**WHAT IS REQUIRED**:
Your task is to give the listing below back word for word, pictures excluded.

**DATA BLOCK**:
[Begin]

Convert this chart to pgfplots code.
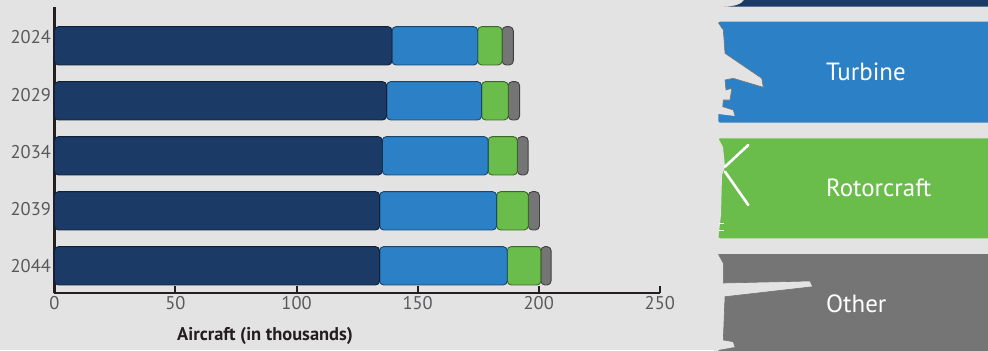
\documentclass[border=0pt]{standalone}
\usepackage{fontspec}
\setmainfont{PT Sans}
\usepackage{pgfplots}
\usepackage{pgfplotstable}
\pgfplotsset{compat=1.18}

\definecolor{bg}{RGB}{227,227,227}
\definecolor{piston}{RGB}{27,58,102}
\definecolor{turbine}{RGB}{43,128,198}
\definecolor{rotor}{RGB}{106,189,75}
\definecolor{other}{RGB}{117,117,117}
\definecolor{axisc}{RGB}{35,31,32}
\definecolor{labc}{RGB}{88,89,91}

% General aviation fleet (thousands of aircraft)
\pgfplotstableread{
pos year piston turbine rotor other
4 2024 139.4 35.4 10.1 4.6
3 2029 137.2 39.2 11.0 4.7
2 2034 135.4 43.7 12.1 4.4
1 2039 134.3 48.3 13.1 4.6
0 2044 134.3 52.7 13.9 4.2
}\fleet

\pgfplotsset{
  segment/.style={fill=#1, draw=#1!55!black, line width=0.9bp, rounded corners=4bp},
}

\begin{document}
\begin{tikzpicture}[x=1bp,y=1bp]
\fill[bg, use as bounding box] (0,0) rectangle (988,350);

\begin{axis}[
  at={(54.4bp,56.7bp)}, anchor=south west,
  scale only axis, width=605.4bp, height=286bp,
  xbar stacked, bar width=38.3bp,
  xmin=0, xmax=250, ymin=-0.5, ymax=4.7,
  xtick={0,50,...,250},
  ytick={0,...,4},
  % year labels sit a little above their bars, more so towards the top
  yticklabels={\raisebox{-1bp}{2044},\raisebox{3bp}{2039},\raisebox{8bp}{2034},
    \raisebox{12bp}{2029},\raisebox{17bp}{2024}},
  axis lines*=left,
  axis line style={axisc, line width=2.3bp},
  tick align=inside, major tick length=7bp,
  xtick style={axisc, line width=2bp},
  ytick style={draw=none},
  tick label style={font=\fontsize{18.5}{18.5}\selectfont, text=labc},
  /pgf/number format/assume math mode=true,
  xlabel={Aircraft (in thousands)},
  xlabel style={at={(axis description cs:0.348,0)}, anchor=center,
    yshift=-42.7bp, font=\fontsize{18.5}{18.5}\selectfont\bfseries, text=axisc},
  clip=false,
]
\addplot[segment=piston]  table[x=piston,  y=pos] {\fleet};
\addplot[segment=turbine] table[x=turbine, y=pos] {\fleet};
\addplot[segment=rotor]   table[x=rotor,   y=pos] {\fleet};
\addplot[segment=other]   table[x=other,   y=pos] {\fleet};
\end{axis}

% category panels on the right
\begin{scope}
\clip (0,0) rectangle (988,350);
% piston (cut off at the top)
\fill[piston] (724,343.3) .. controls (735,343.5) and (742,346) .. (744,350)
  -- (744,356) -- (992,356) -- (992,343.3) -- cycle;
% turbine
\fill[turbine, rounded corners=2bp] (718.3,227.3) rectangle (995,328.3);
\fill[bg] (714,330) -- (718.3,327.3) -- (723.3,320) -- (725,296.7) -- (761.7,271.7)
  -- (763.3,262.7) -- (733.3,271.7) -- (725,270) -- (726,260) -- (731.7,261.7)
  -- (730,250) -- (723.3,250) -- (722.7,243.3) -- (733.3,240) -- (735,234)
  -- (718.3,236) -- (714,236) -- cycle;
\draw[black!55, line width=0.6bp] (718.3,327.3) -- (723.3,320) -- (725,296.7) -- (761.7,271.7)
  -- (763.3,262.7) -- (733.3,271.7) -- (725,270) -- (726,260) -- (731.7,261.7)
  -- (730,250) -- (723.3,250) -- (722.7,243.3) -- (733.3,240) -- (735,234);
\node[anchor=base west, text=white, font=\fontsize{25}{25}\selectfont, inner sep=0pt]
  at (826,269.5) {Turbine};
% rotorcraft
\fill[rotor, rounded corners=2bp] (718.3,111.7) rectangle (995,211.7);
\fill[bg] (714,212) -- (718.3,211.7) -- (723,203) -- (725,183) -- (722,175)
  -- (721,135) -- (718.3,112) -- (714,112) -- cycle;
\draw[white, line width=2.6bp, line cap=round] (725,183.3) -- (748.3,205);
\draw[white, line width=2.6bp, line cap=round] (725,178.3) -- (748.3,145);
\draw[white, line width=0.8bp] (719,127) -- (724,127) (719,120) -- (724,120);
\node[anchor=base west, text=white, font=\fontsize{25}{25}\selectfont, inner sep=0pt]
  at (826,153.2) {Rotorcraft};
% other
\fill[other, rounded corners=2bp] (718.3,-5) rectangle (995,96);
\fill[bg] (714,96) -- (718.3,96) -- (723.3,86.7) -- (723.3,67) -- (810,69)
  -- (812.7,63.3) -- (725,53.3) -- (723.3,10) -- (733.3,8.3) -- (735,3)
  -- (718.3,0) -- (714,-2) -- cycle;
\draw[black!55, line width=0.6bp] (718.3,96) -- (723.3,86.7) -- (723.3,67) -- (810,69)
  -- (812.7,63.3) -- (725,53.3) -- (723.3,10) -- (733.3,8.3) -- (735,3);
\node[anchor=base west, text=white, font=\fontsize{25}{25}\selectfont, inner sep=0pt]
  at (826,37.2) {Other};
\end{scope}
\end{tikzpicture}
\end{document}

[End]

**WORKED SOLUTION**:
Convert this chart to pgfplots code.
\documentclass[border=0pt]{standalone}
\usepackage{fontspec}
\setmainfont{PT Sans}
\usepackage{pgfplots}
\usepackage{pgfplotstable}
\pgfplotsset{compat=1.18}

\definecolor{bg}{RGB}{227,227,227}
\definecolor{piston}{RGB}{27,58,102}
\definecolor{turbine}{RGB}{43,128,198}
\definecolor{rotor}{RGB}{106,189,75}
\definecolor{other}{RGB}{117,117,117}
\definecolor{axisc}{RGB}{35,31,32}
\definecolor{labc}{RGB}{88,89,91}

% General aviation fleet (thousands of aircraft)
\pgfplotstableread{
pos year piston turbine rotor other
4 2024 139.4 35.4 10.1 4.6
3 2029 137.2 39.2 11.0 4.7
2 2034 135.4 43.7 12.1 4.4
1 2039 134.3 48.3 13.1 4.6
0 2044 134.3 52.7 13.9 4.2
}\fleet

\pgfplotsset{
  segment/.style={fill=#1, draw=#1!55!black, line width=0.9bp, rounded corners=4bp},
}

\begin{document}
\begin{tikzpicture}[x=1bp,y=1bp]
\fill[bg, use as bounding box] (0,0) rectangle (988,350);

\begin{axis}[
  at={(54.4bp,56.7bp)}, anchor=south west,
  scale only axis, width=605.4bp, height=286bp,
  xbar stacked, bar width=38.3bp,
  xmin=0, xmax=250, ymin=-0.5, ymax=4.7,
  xtick={0,50,...,250},
  ytick={0,...,4},
  % year labels sit a little above their bars, more so towards the top
  yticklabels={\raisebox{-1bp}{2044},\raisebox{3bp}{2039},\raisebox{8bp}{2034},
    \raisebox{12bp}{2029},\raisebox{17bp}{2024}},
  axis lines*=left,
  axis line style={axisc, line width=2.3bp},
  tick align=inside, major tick length=7bp,
  xtick style={axisc, line width=2bp},
  ytick style={draw=none},
  tick label style={font=\fontsize{18.5}{18.5}\selectfont, text=labc},
  /pgf/number format/assume math mode=true,
  xlabel={Aircraft (in thousands)},
  xlabel style={at={(axis description cs:0.348,0)}, anchor=center,
    yshift=-42.7bp, font=\fontsize{18.5}{18.5}\selectfont\bfseries, text=axisc},
  clip=false,
]
\addplot[segment=piston]  table[x=piston,  y=pos] {\fleet};
\addplot[segment=turbine] table[x=turbine, y=pos] {\fleet};
\addplot[segment=rotor]   table[x=rotor,   y=pos] {\fleet};
\addplot[segment=other]   table[x=other,   y=pos] {\fleet};
\end{axis}

% category panels on the right
\begin{scope}
\clip (0,0) rectangle (988,350);
% piston (cut off at the top)
\fill[piston] (724,343.3) .. controls (735,343.5) and (742,346) .. (744,350)
  -- (744,356) -- (992,356) -- (992,343.3) -- cycle;
% turbine
\fill[turbine, rounded corners=2bp] (718.3,227.3) rectangle (995,328.3);
\fill[bg] (714,330) -- (718.3,327.3) -- (723.3,320) -- (725,296.7) -- (761.7,271.7)
  -- (763.3,262.7) -- (733.3,271.7) -- (725,270) -- (726,260) -- (731.7,261.7)
  -- (730,250) -- (723.3,250) -- (722.7,243.3) -- (733.3,240) -- (735,234)
  -- (718.3,236) -- (714,236) -- cycle;
\draw[black!55, line width=0.6bp] (718.3,327.3) -- (723.3,320) -- (725,296.7) -- (761.7,271.7)
  -- (763.3,262.7) -- (733.3,271.7) -- (725,270) -- (726,260) -- (731.7,261.7)
  -- (730,250) -- (723.3,250) -- (722.7,243.3) -- (733.3,240) -- (735,234);
\node[anchor=base west, text=white, font=\fontsize{25}{25}\selectfont, inner sep=0pt]
  at (826,269.5) {Turbine};
% rotorcraft
\fill[rotor, rounded corners=2bp] (718.3,111.7) rectangle (995,211.7);
\fill[bg] (714,212) -- (718.3,211.7) -- (723,203) -- (725,183) -- (722,175)
  -- (721,135) -- (718.3,112) -- (714,112) -- cycle;
\draw[white, line width=2.6bp, line cap=round] (725,183.3) -- (748.3,205);
\draw[white, line width=2.6bp, line cap=round] (725,178.3) -- (748.3,145);
\draw[white, line width=0.8bp] (719,127) -- (724,127) (719,120) -- (724,120);
\node[anchor=base west, text=white, font=\fontsize{25}{25}\selectfont, inner sep=0pt]
  at (826,153.2) {Rotorcraft};
% other
\fill[other, rounded corners=2bp] (718.3,-5) rectangle (995,96);
\fill[bg] (714,96) -- (718.3,96) -- (723.3,86.7) -- (723.3,67) -- (810,69)
  -- (812.7,63.3) -- (725,53.3) -- (723.3,10) -- (733.3,8.3) -- (735,3)
  -- (718.3,0) -- (714,-2) -- cycle;
\draw[black!55, line width=0.6bp] (718.3,96) -- (723.3,86.7) -- (723.3,67) -- (810,69)
  -- (812.7,63.3) -- (725,53.3) -- (723.3,10) -- (733.3,8.3) -- (735,3);
\node[anchor=base west, text=white, font=\fontsize{25}{25}\selectfont, inner sep=0pt]
  at (826,37.2) {Other};
\end{scope}
\end{tikzpicture}
\end{document}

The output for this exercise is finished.